Work to do:
Quote the listing below in its entirety, omitting every image.

Given material:
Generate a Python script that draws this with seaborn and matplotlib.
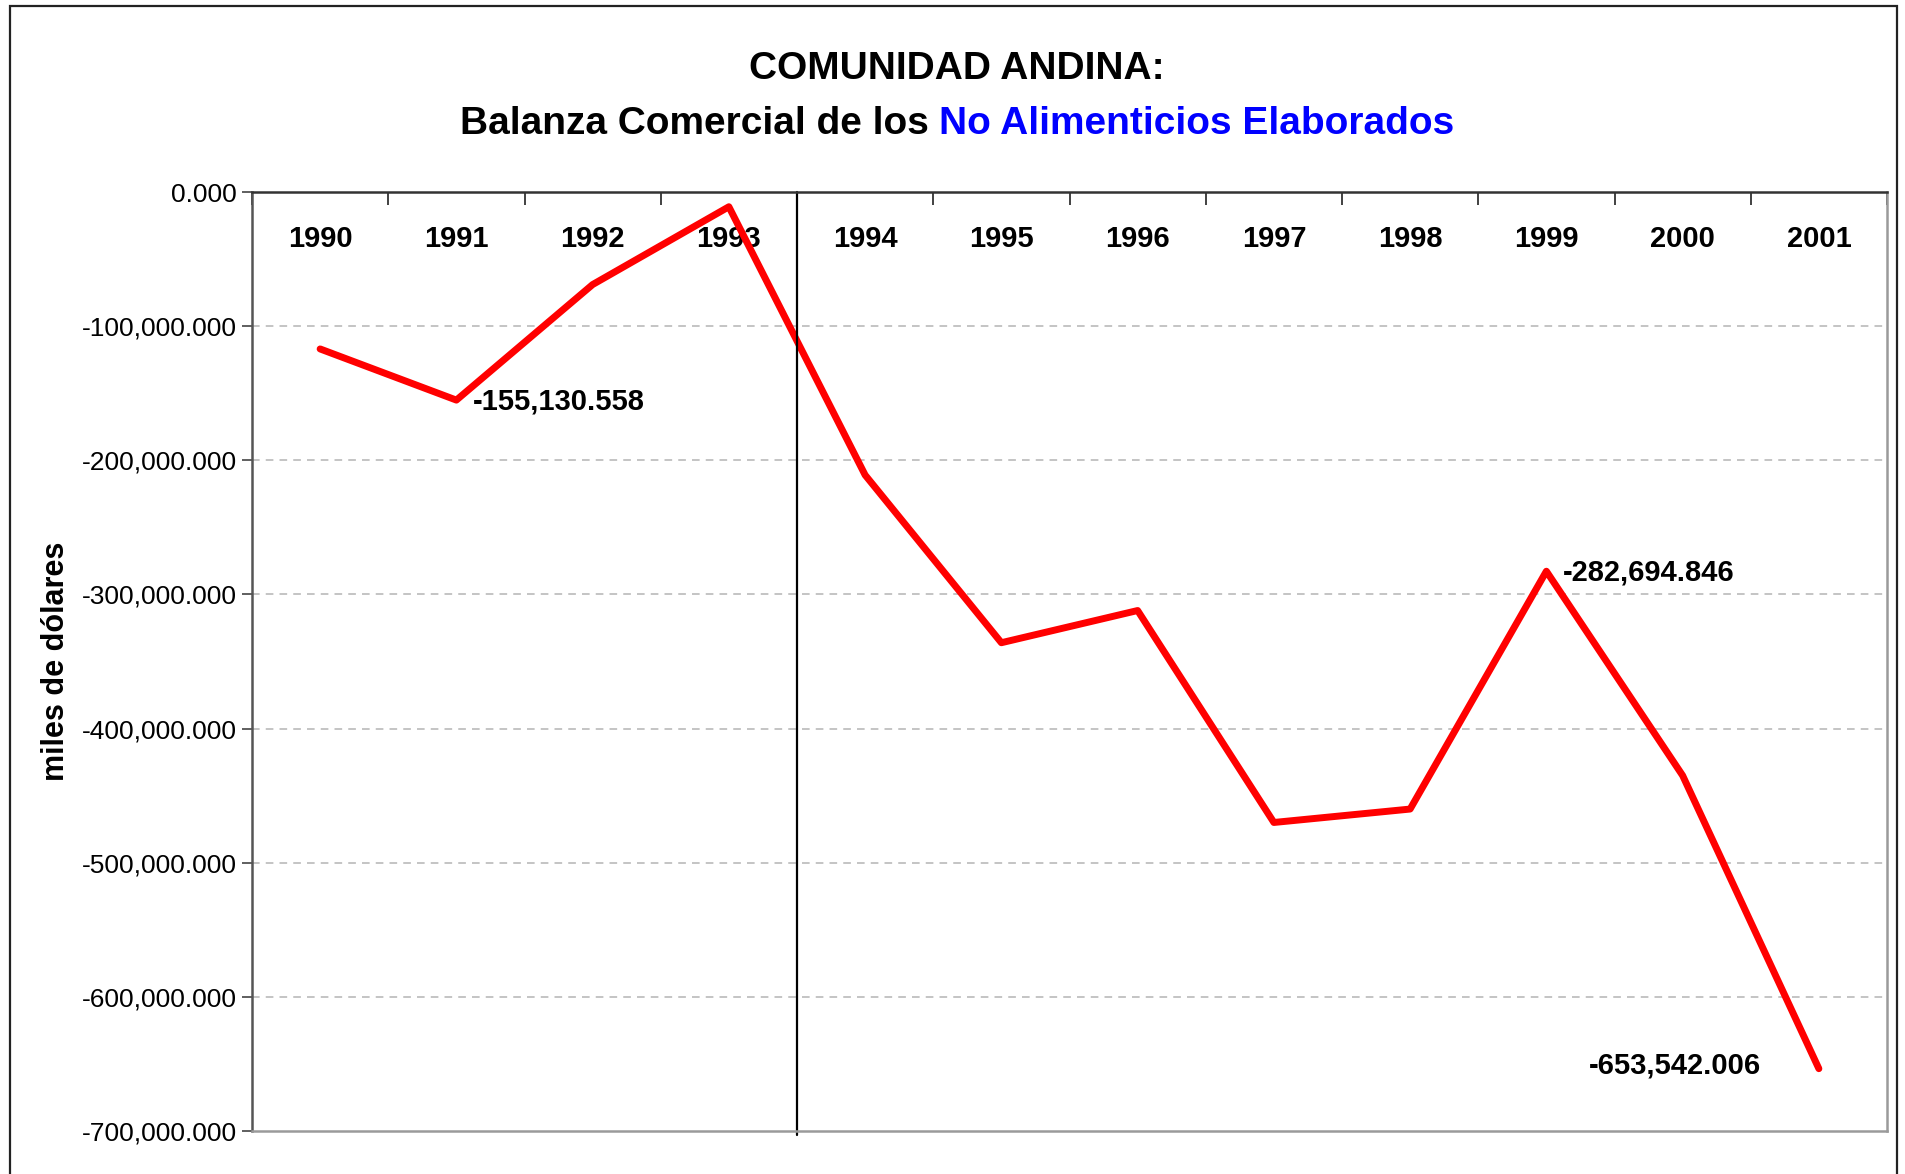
import matplotlib
matplotlib.use("Agg")
import matplotlib.pyplot as plt
import seaborn as sns
import numpy as np
import pandas as pd
from matplotlib.ticker import FuncFormatter, MultipleLocator, FixedLocator
from matplotlib.patches import Rectangle

# data (miles de dolares)
years = ["1990", "1991", "1992", "1993", "1994", "1995", "1996",
         "1997", "1998", "1999", "2000", "2001"]
balance = [-117000.0, -155130.558, -69000.0, -11000.0, -211000.0, -336000.0,
           -312000.0, -470000.0, -460000.0, -282694.846, -435000.0, -653542.006]
labelled = ["1991", "1999", "2001"]

df = pd.DataFrame({"pos": np.arange(len(years)), "year": years, "value": balance})

sns.set_style("white")
plt.rcParams["font.family"] = ["Liberation Sans", "DejaVu Sans"]
plt.rcParams["text.color"] = "black"
plt.rcParams["axes.labelcolor"] = "black"
plt.rcParams["xtick.color"] = "black"
plt.rcParams["ytick.color"] = "black"
narrow = ["Liberation Sans Narrow", "Liberation Sans", "DejaVu Sans"]

W, H = 1906, 1174
fig = plt.figure(figsize=(W / 100, H / 100), dpi=100)
ax = fig.add_axes([252 / W, 1 - 1131 / H, (1887 - 252) / W, (1131 - 192) / H])

sns.lineplot(data=df, x="pos", y="value", color="#ff0000", lw=5, ax=ax,
             legend=False)

ax.set_xlim(-0.5, len(years) - 0.5)
ax.set_ylim(-700000, 0)
ax.yaxis.set_major_locator(MultipleLocator(100000))
ax.yaxis.set_major_formatter(FuncFormatter(lambda v, p: f"{v:,.3f}"))
for v in np.arange(-600000, 0, 100000):
    ax.axhline(v, color="#b4b4b4", lw=1.1, ls=(0, (5, 4)), zorder=0)

# category labels inside the top of the plot, ticks at the boundaries
ax.xaxis.set_major_locator(FixedLocator(df["pos"]))
ax.set_xticklabels(years)
ax.xaxis.set_minor_locator(FixedLocator(np.arange(-0.5, len(years), 1.0)))
ax.tick_params(axis="x", which="major", top=True, labeltop=True, bottom=False,
               labelbottom=False, length=0, pad=-44)
ax.tick_params(axis="x", which="minor", top=True, bottom=False, direction="in",
               length=9, width=1.3, color="#333333")
for t in ax.get_xticklabels():
    t.set_fontfamily(narrow)
    t.set_fontweight("bold")
    t.set_fontsize(21)
ax.tick_params(axis="y", direction="out", length=7, width=1.2, color="#444444",
               labelsize=19, pad=4, left=True)

ax.axvline(3.5, color="black", lw=1.6, ymin=-0.004, clip_on=False)

ax.set_xlabel("")
ax.set_ylabel("miles de dólares", fontsize=22, fontweight="bold")
ax.yaxis.set_label_coords(-0.111, 0.5)

ax.spines["top"].set_color("#333333")
ax.spines["left"].set_color("#555555")
ax.spines["right"].set_color("#9a9a9a")
ax.spines["bottom"].set_color("#9a9a9a")
for s in ax.spines.values():
    s.set_linewidth(1.8)

# data labels
for _, r in df[df["year"].isin(labelled)].iterrows():
    txt = f"{r['value']:,.3f}"
    if r["year"] == "2001":
        ax.annotate(txt, (r["pos"], r["value"]), xytext=(-42, 2),
                    textcoords="offset points", ha="right", va="center",
                    fontsize=21, fontweight="bold")
    else:
        ax.annotate(txt, (r["pos"], r["value"]), xytext=(12, -1),
                    textcoords="offset points", ha="left", va="center",
                    fontsize=21, fontweight="bold")

# title
fig.text(957 / W, 1 - 69 / H, "COMUNIDAD ANDINA:", ha="center", va="center",
         fontsize=28, fontweight="bold", family=narrow)
t1 = fig.text(0, 1 - 124 / H, "Balanza Comercial de los ", ha="left",
              va="center", fontsize=28, fontweight="bold", family=narrow)
t2 = fig.text(0, 1 - 124 / H, "No Alimenticios Elaborados", ha="left",
              va="center", fontsize=28, fontweight="bold", family=narrow,
              color="#0000ff")
r = fig.canvas.get_renderer()
w1 = t1.get_window_extent(r).width
w2 = t2.get_window_extent(r).width
x0 = 957 - (w1 + w2) / 2
t1.set_x(x0 / W)
t2.set_x((x0 + w1) / W)

# outer frame of the chart
fig.patches.append(Rectangle((10 / W, -0.01), (1897 - 10) / W, 1 - 6 / H + 0.01,
                             transform=fig.transFigure, fill=False,
                             edgecolor="#222222", lw=1.6))

fig.savefig("out.png", dpi=100, facecolor="white")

The reply:
Generate a Python script that draws this with seaborn and matplotlib.
import matplotlib
matplotlib.use("Agg")
import matplotlib.pyplot as plt
import seaborn as sns
import numpy as np
import pandas as pd
from matplotlib.ticker import FuncFormatter, MultipleLocator, FixedLocator
from matplotlib.patches import Rectangle

# data (miles de dolares)
years = ["1990", "1991", "1992", "1993", "1994", "1995", "1996",
         "1997", "1998", "1999", "2000", "2001"]
balance = [-117000.0, -155130.558, -69000.0, -11000.0, -211000.0, -336000.0,
           -312000.0, -470000.0, -460000.0, -282694.846, -435000.0, -653542.006]
labelled = ["1991", "1999", "2001"]

df = pd.DataFrame({"pos": np.arange(len(years)), "year": years, "value": balance})

sns.set_style("white")
plt.rcParams["font.family"] = ["Liberation Sans", "DejaVu Sans"]
plt.rcParams["text.color"] = "black"
plt.rcParams["axes.labelcolor"] = "black"
plt.rcParams["xtick.color"] = "black"
plt.rcParams["ytick.color"] = "black"
narrow = ["Liberation Sans Narrow", "Liberation Sans", "DejaVu Sans"]

W, H = 1906, 1174
fig = plt.figure(figsize=(W / 100, H / 100), dpi=100)
ax = fig.add_axes([252 / W, 1 - 1131 / H, (1887 - 252) / W, (1131 - 192) / H])

sns.lineplot(data=df, x="pos", y="value", color="#ff0000", lw=5, ax=ax,
             legend=False)

ax.set_xlim(-0.5, len(years) - 0.5)
ax.set_ylim(-700000, 0)
ax.yaxis.set_major_locator(MultipleLocator(100000))
ax.yaxis.set_major_formatter(FuncFormatter(lambda v, p: f"{v:,.3f}"))
for v in np.arange(-600000, 0, 100000):
    ax.axhline(v, color="#b4b4b4", lw=1.1, ls=(0, (5, 4)), zorder=0)

# category labels inside the top of the plot, ticks at the boundaries
ax.xaxis.set_major_locator(FixedLocator(df["pos"]))
ax.set_xticklabels(years)
ax.xaxis.set_minor_locator(FixedLocator(np.arange(-0.5, len(years), 1.0)))
ax.tick_params(axis="x", which="major", top=True, labeltop=True, bottom=False,
               labelbottom=False, length=0, pad=-44)
ax.tick_params(axis="x", which="minor", top=True, bottom=False, direction="in",
               length=9, width=1.3, color="#333333")
for t in ax.get_xticklabels():
    t.set_fontfamily(narrow)
    t.set_fontweight("bold")
    t.set_fontsize(21)
ax.tick_params(axis="y", direction="out", length=7, width=1.2, color="#444444",
               labelsize=19, pad=4, left=True)

ax.axvline(3.5, color="black", lw=1.6, ymin=-0.004, clip_on=False)

ax.set_xlabel("")
ax.set_ylabel("miles de dólares", fontsize=22, fontweight="bold")
ax.yaxis.set_label_coords(-0.111, 0.5)

ax.spines["top"].set_color("#333333")
ax.spines["left"].set_color("#555555")
ax.spines["right"].set_color("#9a9a9a")
ax.spines["bottom"].set_color("#9a9a9a")
for s in ax.spines.values():
    s.set_linewidth(1.8)

# data labels
for _, r in df[df["year"].isin(labelled)].iterrows():
    txt = f"{r['value']:,.3f}"
    if r["year"] == "2001":
        ax.annotate(txt, (r["pos"], r["value"]), xytext=(-42, 2),
                    textcoords="offset points", ha="right", va="center",
                    fontsize=21, fontweight="bold")
    else:
        ax.annotate(txt, (r["pos"], r["value"]), xytext=(12, -1),
                    textcoords="offset points", ha="left", va="center",
                    fontsize=21, fontweight="bold")

# title
fig.text(957 / W, 1 - 69 / H, "COMUNIDAD ANDINA:", ha="center", va="center",
         fontsize=28, fontweight="bold", family=narrow)
t1 = fig.text(0, 1 - 124 / H, "Balanza Comercial de los ", ha="left",
              va="center", fontsize=28, fontweight="bold", family=narrow)
t2 = fig.text(0, 1 - 124 / H, "No Alimenticios Elaborados", ha="left",
              va="center", fontsize=28, fontweight="bold", family=narrow,
              color="#0000ff")
r = fig.canvas.get_renderer()
w1 = t1.get_window_extent(r).width
w2 = t2.get_window_extent(r).width
x0 = 957 - (w1 + w2) / 2
t1.set_x(x0 / W)
t2.set_x((x0 + w1) / W)

# outer frame of the chart
fig.patches.append(Rectangle((10 / W, -0.01), (1897 - 10) / W, 1 - 6 / H + 0.01,
                             transform=fig.transFigure, fill=False,
                             edgecolor="#222222", lw=1.6))

fig.savefig("out.png", dpi=100, facecolor="white")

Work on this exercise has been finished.